Filter Cavity Piezo Mirror Alignment

[Daniel, Torrey]

The theory from post 11547 was that the centering of the piezo on the back of the mirror in the cavity was improved (accidentally) between swapping them out while Masayuki visited the lab. This potentially improved the quality of lock drastically. Because the small thorlabs piezo has proved the best in the cavity, we need a way to repeatedly align the piezo in the center of the back of the mirror. However, Daniel's compression design to hold the piezo in place was not designed for a piezo so small. To combat this Daniel has machined a part will help align the small thorlabs piezo in the piezo compression set up. See 5ED5222C-108A-401E-993C-77349E63ED9C.jpg. The skiniest cylinder on this piece is the same as the inner diameter as the small thorlabs piezo. 

Additionally, we noticed that the spacer being used in the piezo assembly was one with an inner diameter for a 1/4-20 screw. This is close to the size of the outer diameter of the small piezo. We swapped out this spacer to one with a smaller inner diameter so the piezo has more to rest on. With the previous spacer the piezo didn't have a full, flat surface to rest on. Alignment hasn't been recovered, update on the effects of centering/new spacer to follow.

Filter cavity and (more) optimal controls

[Jeff, Ian, Torrey]

With results from 11547 and 11541, we have a calibrated spectrum in m/sqrt(Hz) of the filter cavity. From this calibrated noise spectrum the goal now is design a controller that minimizes the noise when multiplying by the closed loop gain. However, after playing with the moku alot there are a few caviots. 

1) Ideally we would upload a custom filter with the desired shape into the low pass filter in the laser lock box. However, the moku requires a text file with the filter described in second order sections (SOS). Most places that you can upload a filter allow up to four rows of SOS to describe your controller. For some reason at only this low pass filter in the laser lock box, it only allows less than 3 (haven't tried 2 rows, but doesn't except 3). This allows us potentially with 4 poles and zeros to describe your optimal filter, which is not ideal.

2) The second idea was to upload the full controller in the digital filter box (DFB) where the summing of the excitation signal is used when taking transfer functions. The problem with this is it saturates the scan signal and therefore the output going to the piezo, meaning we can't actuate on the length of cavity. It seems two things saturate this signal: having any amount of gain at DC in the controller and having a positive gain near the resonant frequency, which at the time of this experiment was 8.25 kHz (this may have changed, see future log post). Both of these are problematic, but not being able to have any gain at low frequencies makes this not useable.

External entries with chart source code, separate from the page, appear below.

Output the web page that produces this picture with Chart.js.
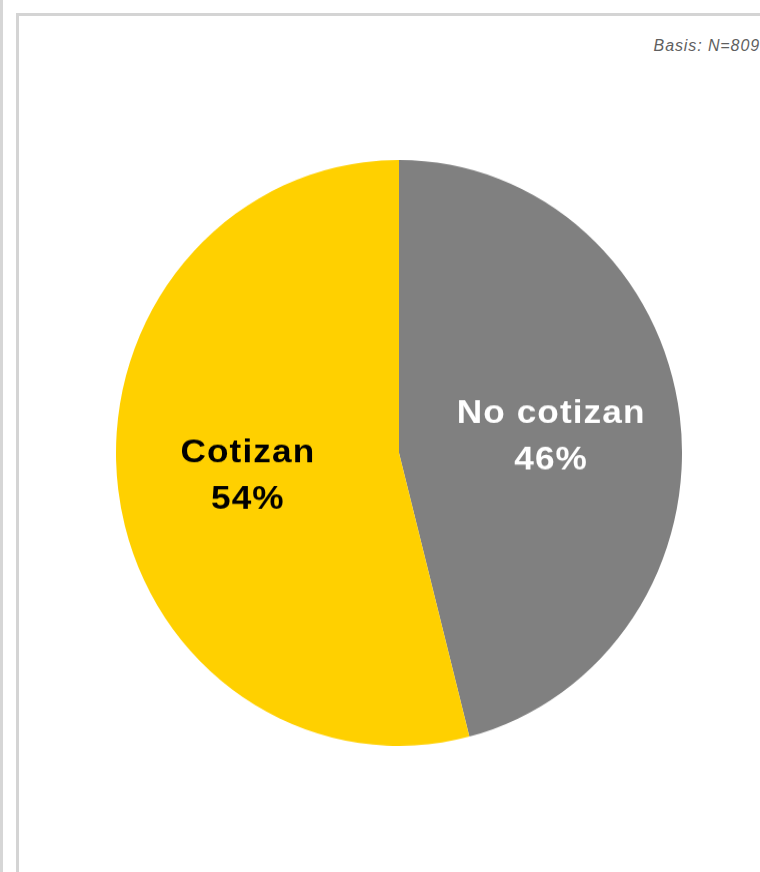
<!DOCTYPE html>
<html>
<head>
<meta charset="utf-8">
<script src="https://cdn.jsdelivr.net/npm/chart.js@4.4.0/dist/chart.umd.min.js"></script>
<style>
  body { margin: 0; width: 760px; height: 872px; background: #fff; overflow: hidden; position: relative; font-family: "Liberation Sans", Arial, sans-serif; }
  #edge { position: absolute; left: 0; top: 0; width: 3px; height: 872px; background: #d6d6d6; }
  #frame { position: absolute; left: 16px; top: 13px; width: 760px; height: 900px; border-left: 3px solid #d4d4d4; border-top: 3px solid #d4d4d4; box-sizing: border-box; }
  #basis { position: absolute; right: 0px; top: 37px; font-size: 16px; font-style: italic; color: #5f5f5f; letter-spacing: 0.9px; }
  #pie { position: absolute; left: 116px; top: 160px; width: 566px; height: 566px; transform: scaleY(1.035); transform-origin: top left; }
</style>
</head>
<body>
<div id="edge"></div>
<div id="frame"></div>
<div id="basis">Basis: N=809</div>
<div id="pie"><canvas id="chart-canvas"></canvas></div>
<script>
"use strict";

let categories = ["No cotizan", "Cotizan"];
let shares = [46, 54];
let sliceColors = ["#808080", "#FFD000"];
let labelColors = ["#ffffff", "#000000"];

// labels inside the slices, two lines: name and percent
let sliceLabels = {
  id: "sliceLabels",
  afterDatasetsDraw(chart) {
    let ctx = chart.ctx;
    let meta = chart.getDatasetMeta(0);
    for (let i = 0; i < meta.data.length; i++) {
      let arc = meta.data[i];
      let mid = (arc.startAngle + arc.endAngle) / 2;
      let r = arc.outerRadius * 0.54;
      let x = arc.x + Math.cos(mid) * r + 0.5;
      let y = arc.y + Math.sin(mid) * r - 10;
      ctx.save();
      ctx.translate(x, y);
      ctx.scale(1.1, 1);
      ctx.font = "bold 32px 'Liberation Sans', Arial, sans-serif";
      ctx.letterSpacing = "1px";
      ctx.textAlign = "center";
      ctx.textBaseline = "alphabetic";
      ctx.fillStyle = labelColors[i];
      ctx.fillText(categories[i], 0, 0);
      ctx.fillText(shares[i] + "%", 0, 45);
      ctx.restore();
    }
  }
};

let ctx = document.getElementById("chart-canvas");
let chart = new Chart(ctx, {
  type: "pie",
  data: {
    labels: categories,
    datasets: [
      {
        data: shares,
        backgroundColor: sliceColors,
        borderWidth: 0,
      },
    ],
  },
  options: {
    responsive: true,
    maintainAspectRatio: false,
    animation: false,
    layout: { padding: 0 },
    plugins: {
      legend: { display: false },
      tooltip: { enabled: false },
    },
  },
  plugins: [sliceLabels],
});
</script>
</body>
</html>
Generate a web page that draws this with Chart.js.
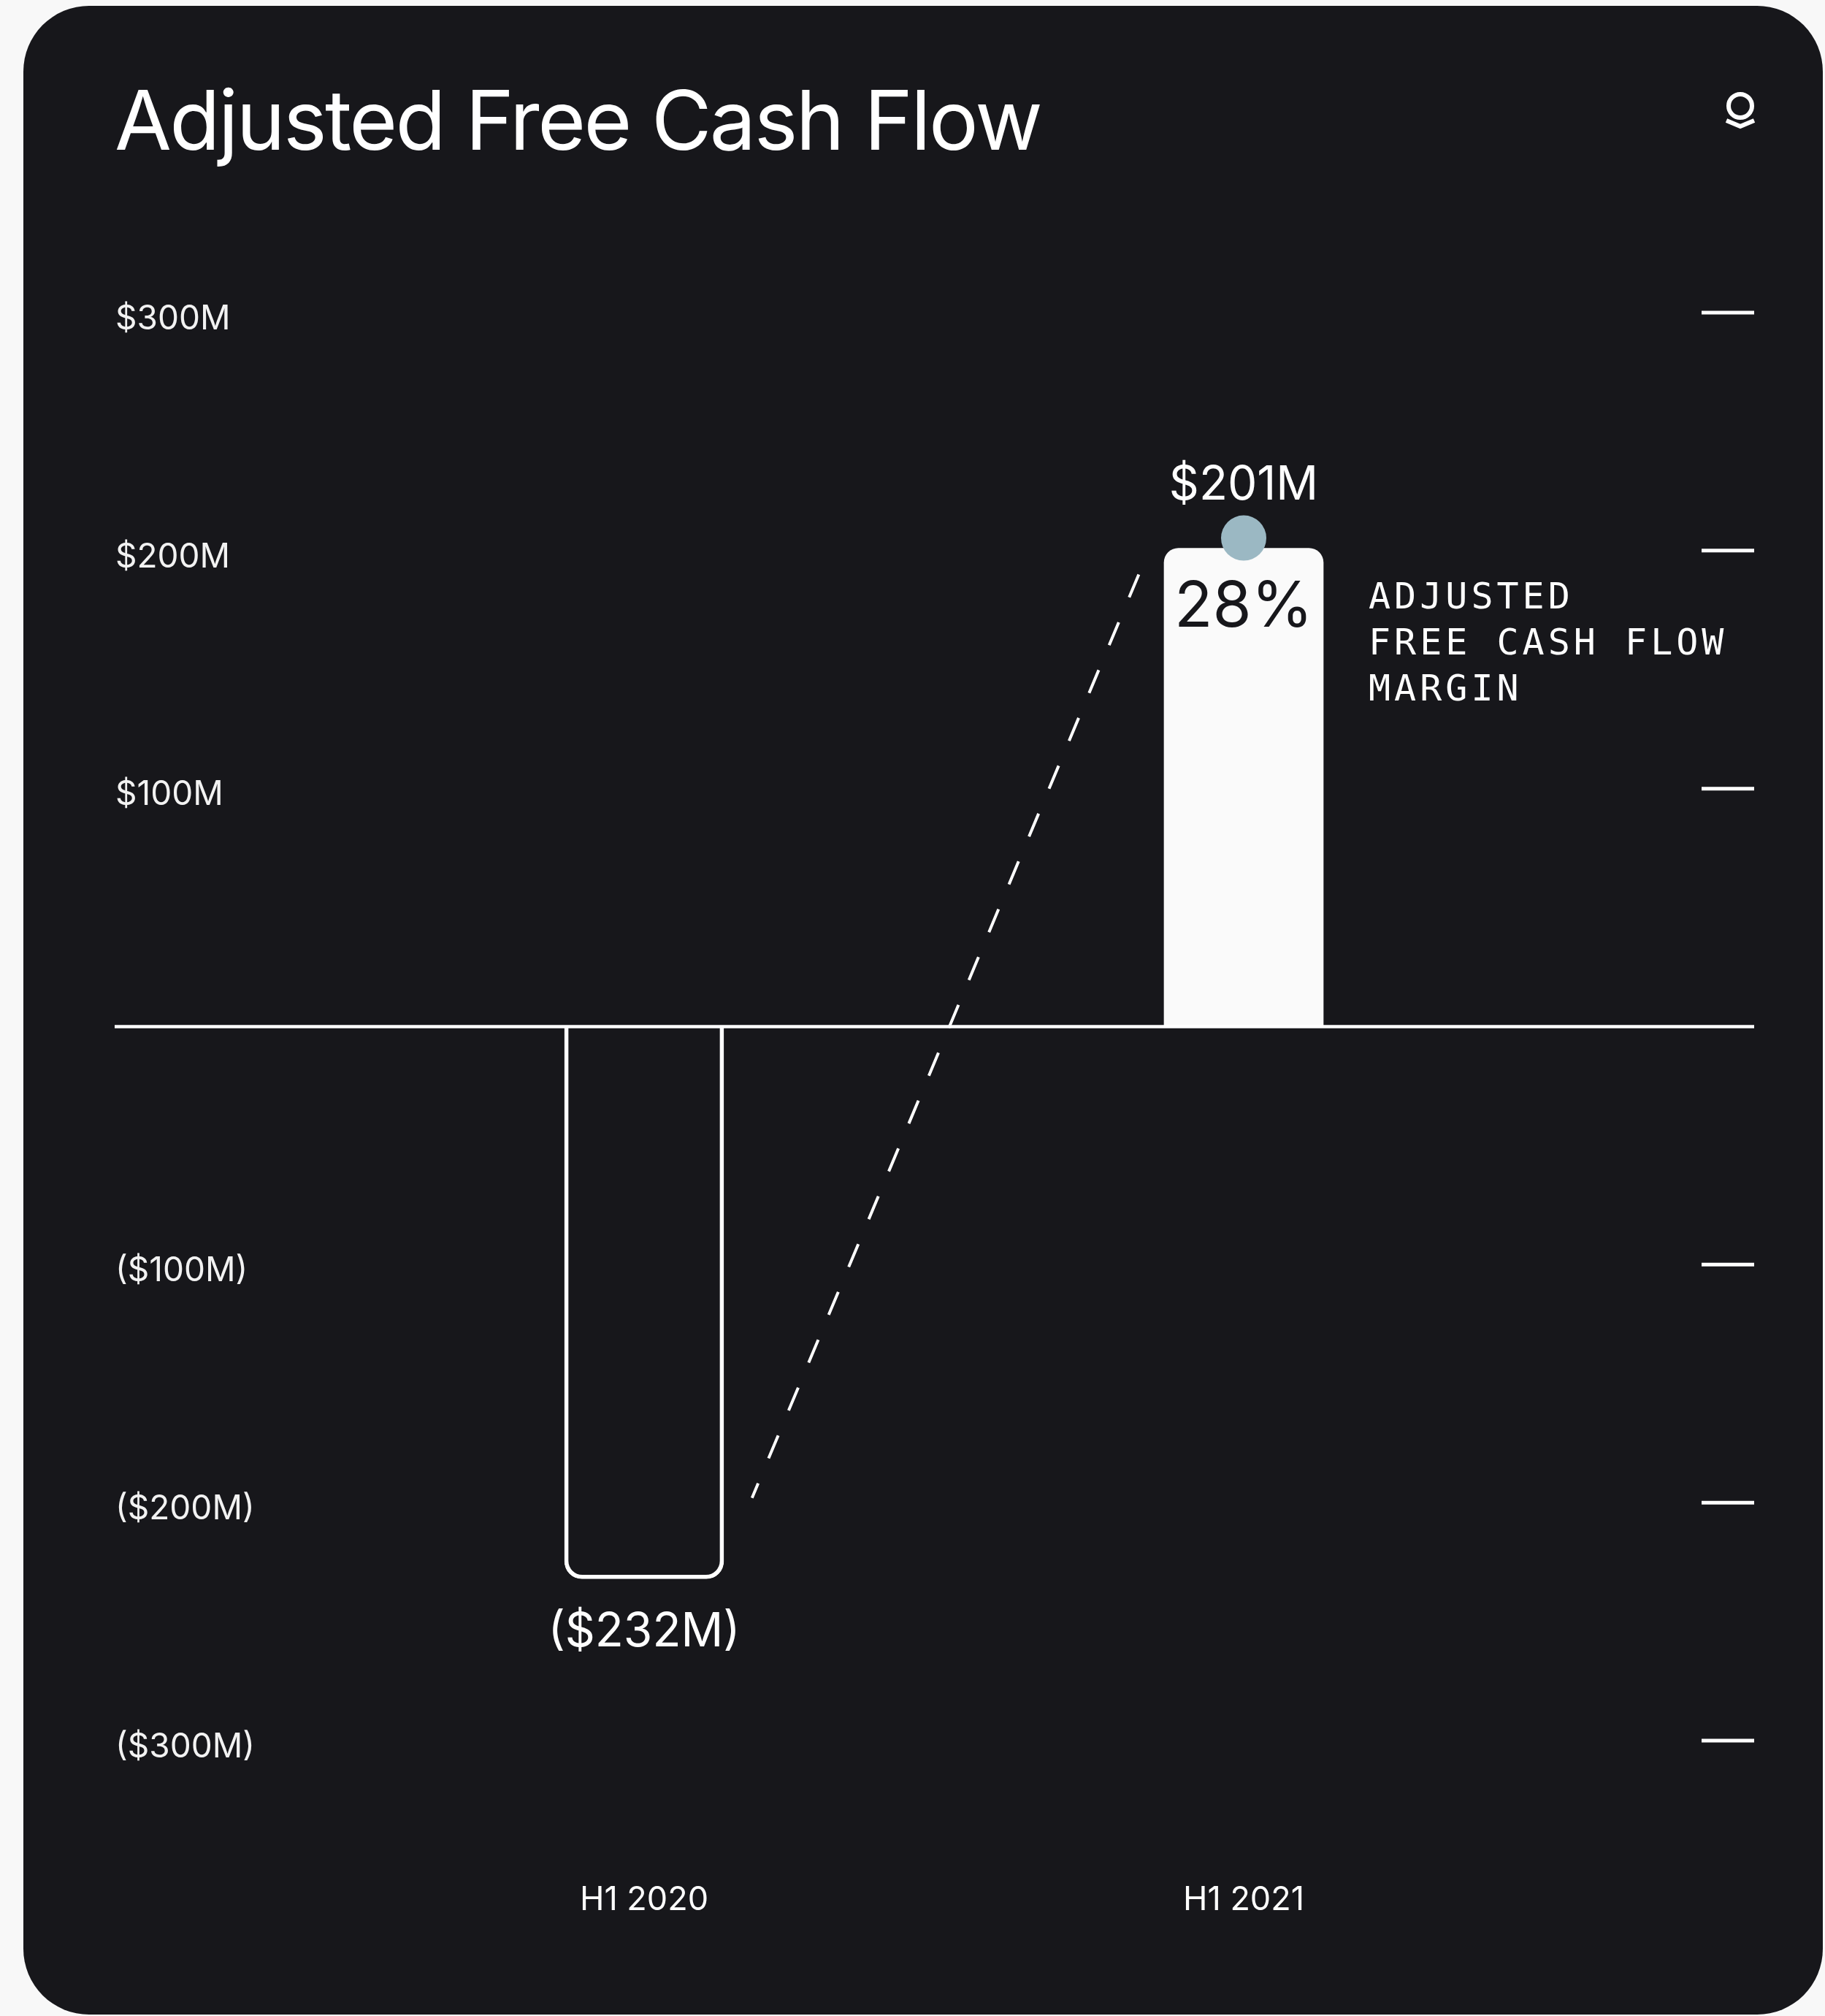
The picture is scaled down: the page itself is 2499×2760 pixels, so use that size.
<!DOCTYPE html>
<html>
<head>
<meta charset="utf-8">
<script src="https://cdn.jsdelivr.net/npm/chart.js@4"></script>
<style>
html, body { margin: 0; padding: 0; background: #f8f8f8; }
body { width: 2499px; height: 2760px; position: relative; overflow: hidden; }
#card { position: absolute; left: 32px; top: 8px; width: 2464px; height: 2750px; background: #17171b; border-radius: 90px; }
#title { position: absolute; left: 157px; top: 108px; margin: 0; font-family: Inter, sans-serif; font-weight: 400; font-size: 113px; letter-spacing: -2.6px; line-height: 1; color: #ffffff; white-space: nowrap; }
#logo { position: absolute; left: 2353px; top: 115px; }
#wrap { position: absolute; left: 0; top: 0; width: 2499px; height: 2760px; }
</style>
</head>
<body>
<div id="card"></div>
<h1 id="title">Adjusted Free Cash Flow</h1>
<svg id="logo" width="60" height="70" viewBox="0 0 60 70">
  <circle cx="30" cy="30" r="16" fill="none" stroke="#ffffff" stroke-width="6"/>
  <polyline points="11,50 30,58 49,50" fill="none" stroke="#ffffff" stroke-width="6"/>
</svg>
<div id="wrap"><canvas id="c" width="2499" height="2760"></canvas></div>
<script>
// ---- data ----
const categories = ['H1 2020', 'H1 2021'];
const cashFlow = [-232, 201];               // $M
const valueLabels = ['($232M)', '$201M'];
const marginLabels = ['', '28%'];
const marginCaption = ['ADJUSTED', 'FREE CASH FLOW', 'MARGIN'];
const yTickValues = [-300, -200, -100, 100, 200, 300];
const yTickLabels = ['($300M)', '($200M)', '($100M)', '$100M', '$200M', '$300M'];
// dashed trend connector: [category position, value $M]
const trendStart = [0.18, -198];
const trendEnd = [0.825, 190];

const CARD = '#17171b';
const WHITE = '#ffffff';

const decor = {
  id: 'decor',
  afterDatasetsDraw(chart) {
    const { ctx, scales: { x, y } } = chart;
    const meta = chart.getDatasetMeta(0);
    const neg = meta.data[0];
    const pos = meta.data[1];
    const z = y.getPixelForValue(0);
    ctx.save();

    // zero line
    ctx.strokeStyle = WHITE;
    ctx.lineWidth = 4.5;
    ctx.beginPath();
    ctx.moveTo(y.left - 1, z);
    ctx.lineTo(chart.width - 97, z);
    ctx.stroke();

    // right-side tick marks
    ctx.lineWidth = 5;
    yTickValues.forEach(v => {
      const py = y.getPixelForValue(v);
      ctx.beginPath();
      ctx.moveTo(chart.width - 169, py);
      ctx.lineTo(chart.width - 97, py);
      ctx.stroke();
    });

    // dashed connector
    ctx.lineWidth = 4;
    ctx.setLineDash([34, 37]);
    ctx.beginPath();
    ctx.moveTo(x.getPixelForValue(trendEnd[0]), y.getPixelForValue(trendEnd[1]));
    ctx.lineTo(x.getPixelForValue(trendStart[0]), y.getPixelForValue(trendStart[1]));
    ctx.stroke();
    ctx.setLineDash([]);

    // dot on top of positive bar
    ctx.fillStyle = '#9bb8c3';
    ctx.beginPath();
    ctx.arc(pos.x, pos.y - 14, 31, 0, Math.PI * 2);
    ctx.fill();

    // value labels
    ctx.textAlign = 'center';
    ctx.textBaseline = 'middle';
    ctx.fillStyle = WHITE;
    ctx.font = '400 64px Inter';
    ctx.fillText(valueLabels[1], pos.x, pos.y - 86);
    ctx.fillText(valueLabels[0], neg.x, neg.y + 73);

    // margin label inside bar
    ctx.fillStyle = CARD;
    ctx.font = '400 86px Inter';
    ctx.fillText(marginLabels[1], pos.x, pos.y + 82);

    // caption
    ctx.fillStyle = WHITE;
    ctx.textAlign = 'left';
    ctx.font = '400 50px "DejaVu Sans Mono"';
    ctx.letterSpacing = '5px';
    const cx = pos.x + pos.width / 2 + 62;
    marginCaption.forEach((t, i) => ctx.fillText(t, cx, pos.y + 69 + i * 63));
    ctx.letterSpacing = '0px';
    ctx.restore();
  }
};

new Chart(document.getElementById('c'), {
  type: 'bar',
  data: {
    labels: categories,
    datasets: [{
      data: cashFlow,
      backgroundColor: ctx => ctx.dataIndex === 0 ? 'rgba(0,0,0,0)' : '#fafafa',
      borderColor: ctx => ctx.dataIndex === 0 ? WHITE : '#fafafa',
      borderWidth: ctx => ctx.dataIndex === 0 ? 5 : 0,
      borderRadius: ctx => ctx.dataIndex === 0 ? 24 : 20,
      borderSkipped: 'start',
      barThickness: 218
    }]
  },
  options: {
    responsive: false,
    animation: false,
    devicePixelRatio: 1,
    layout: { padding: { left: 158, right: 385.5, top: 428, bottom: 100 } },
    plugins: { legend: { display: false }, tooltip: { enabled: false }, title: { display: false } },
    scales: {
      x: {
        offset: true,
        grid: { display: false, drawTicks: false },
        border: { display: false },
        afterFit: s => { s.height = 277; },
        ticks: { color: WHITE, font: { family: 'Inter', size: 45 }, padding: 191, maxRotation: 0 }
      },
      y: {
        min: -300,
        max: 300,
        afterBuildTicks: s => { s.ticks = yTickValues.map(v => ({ value: v })); },
        afterFit: s => { s.width = 313.5; },
        grid: { display: false },
        border: { display: false },
        ticks: {
          crossAlign: 'far',
          padding: 0,
          labelOffset: 9,
          color: '#f2f2f2',
          font: { family: 'Inter', size: 46 },
          callback: (v, i) => yTickLabels[yTickValues.indexOf(v)] ?? ''
        }
      }
    }
  },
  plugins: [decor]
});
</script>
</body>
</html>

In order to get around this, I split the controller up into two parts. The first part is in the fast controller of the lock box, and the second is a filter still uploaded to the DFB, but taking into account that there is some shaping in the laser lock box. So now what this looks like is, we use previous results to design a (more) optimal controller, divide out the shape of the fast controller to get the shape that should be uploaded into the DFB. The idea being that one can lock the cavity with just the laser lock box and then turn on the custom DFB filter as a noise eater, to further improve the quality of lock.

So, for example, if we thought optimalshape.png was our optimal controller, we can find the filter that when doing Fast_Controller * mystery_filter = optimal_shape. optimalproduct.png shows roughly what this looked like. Converting this to SOS and uploading to the moku using Jeff's code makes the cavity lock much worse.  My best guess at the moment is that there is a flaw in our understanding of the actual noise in the system, leading to a controller that isn't supressing at the correct frequencies. More investigation is needed.